CHALLENGE >>
Say how many lines of the material below contain the word "chart", with no other words.

DATA SEGMENT >>
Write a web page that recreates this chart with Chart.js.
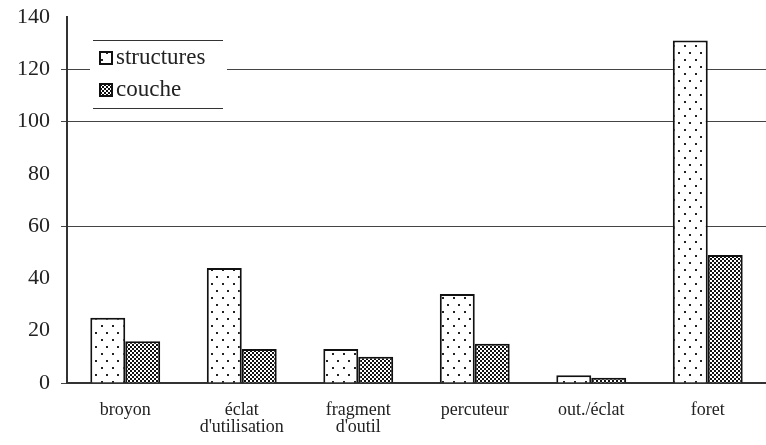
<!DOCTYPE html>
<html>
<head>
<meta charset="utf-8">
<script src="https://cdn.jsdelivr.net/npm/chart.js@4/dist/chart.umd.min.js"></script>
<style>
  body { margin: 0; background: #fff; }
  #wrap { width: 766px; height: 445px; }
</style>
</head>
<body>
<div id="wrap"><canvas id="chart"></canvas></div>
<script>
var categories = ['broyon', ['éclat', "d'utilisation"], ['fragment', "d'outil"], 'percuteur', 'out./éclat', 'foret'];
var structures = [25, 44, 13, 34, 3, 131];
var couche = [16, 13, 10, 15, 2, 49];
var seriesNames = ['structures', 'couche'];
var gridValues = [120, 100, 60];

// dotted pattern for "structures"
function dotPattern() {
  var c = document.createElement('canvas');
  c.width = 11; c.height = 14;
  var g = c.getContext('2d');
  g.fillStyle = '#fff';
  g.fillRect(0, 0, 11, 14);
  g.fillStyle = '#222';
  g.fillRect(2, 3, 2, 2);
  g.fillRect(7, 10, 2, 2);
  return g.createPattern(c, 'repeat');
}
// fine checker for "couche"
function checkPattern() {
  var c = document.createElement('canvas');
  c.width = 4; c.height = 4;
  var g = c.getContext('2d');
  g.fillStyle = '#fff';
  g.fillRect(0, 0, 4, 4);
  g.fillStyle = '#111';
  g.fillRect(0, 0, 2, 2);
  g.fillRect(2, 2, 2, 2);
  return g.createPattern(c, 'repeat');
}

var pats = [dotPattern(), checkPattern()];

var boxLegend = {
  id: 'boxLegend',
  afterDraw: function (chart) {
    var ctx = chart.ctx;
    ctx.save();
    ctx.fillStyle = '#fff';
    ctx.fillRect(90, 36, 137, 76);
    ctx.strokeStyle = '#333';
    ctx.lineWidth = 1;
    ctx.beginPath();
    ctx.moveTo(93, 40.5); ctx.lineTo(223, 40.5);
    ctx.moveTo(93, 108.5); ctx.lineTo(223, 108.5);
    ctx.stroke();
    ctx.font = '23px "Liberation Serif"';
    ctx.textBaseline = 'middle';
    for (var i = 0; i < seriesNames.length; i++) {
      var y = 51 + i * 32;
      ctx.fillStyle = pats[i];
      ctx.fillRect(99, y, 14, 14);
      ctx.lineWidth = 2;
      ctx.strokeStyle = '#111';
      ctx.strokeRect(100, y + 1, 12, 12);
      ctx.fillStyle = '#222';
      ctx.fillText(seriesNames[i], 116, y + 7);
    }
    ctx.restore();
  }
};

new Chart(document.getElementById('chart'), {
  type: 'bar',
  data: {
    labels: categories,
    datasets: [
      { label: seriesNames[0], data: structures, backgroundColor: pats[0], borderColor: '#111', borderWidth: 2 },
      { label: seriesNames[1], data: couche, backgroundColor: pats[1], borderColor: '#111', borderWidth: 2 }
    ]
  },
  options: {
    responsive: true,
    maintainAspectRatio: false,
    animation: false,
    layout: { padding: { top: 0, right: 0 } },
    datasets: { bar: { categoryPercentage: 0.6, barPercentage: 1 } },
    plugins: { legend: { display: false }, tooltip: { enabled: false } },
    scales: {
      x: {
        afterFit: function (s) { s.height = 62; },
        grid: { display: false },
        border: { color: '#333', width: 2 },
        ticks: { color: '#222', font: { family: 'Liberation Serif', size: 18, lineHeight: 0.95 }, maxRotation: 0, padding: 11 }
      },
      y: {
        min: 0, max: 140,
        afterFit: function (s) { s.width = 67; s.paddingTop = 17; },
        border: { color: '#333', width: 2 },
        grid: {
          color: function (c) { return gridValues.indexOf(c.tick.value) >= 0 ? '#444' : 'rgba(0,0,0,0)'; },
          tickColor: function (c) { return (gridValues.indexOf(c.tick.value) >= 0 || c.tick.value === 0) ? '#444' : 'rgba(0,0,0,0)'; },
          tickLength: 6,
          lineWidth: 1
        },
        ticks: { stepSize: 20, color: '#222', font: { family: 'Liberation Serif', size: 22, lineHeight: 1 }, padding: 11 }
      }
    }
  },
  plugins: [boxLegend]
});
</script>
</body>
</html>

RESPONSE BELOW >>
6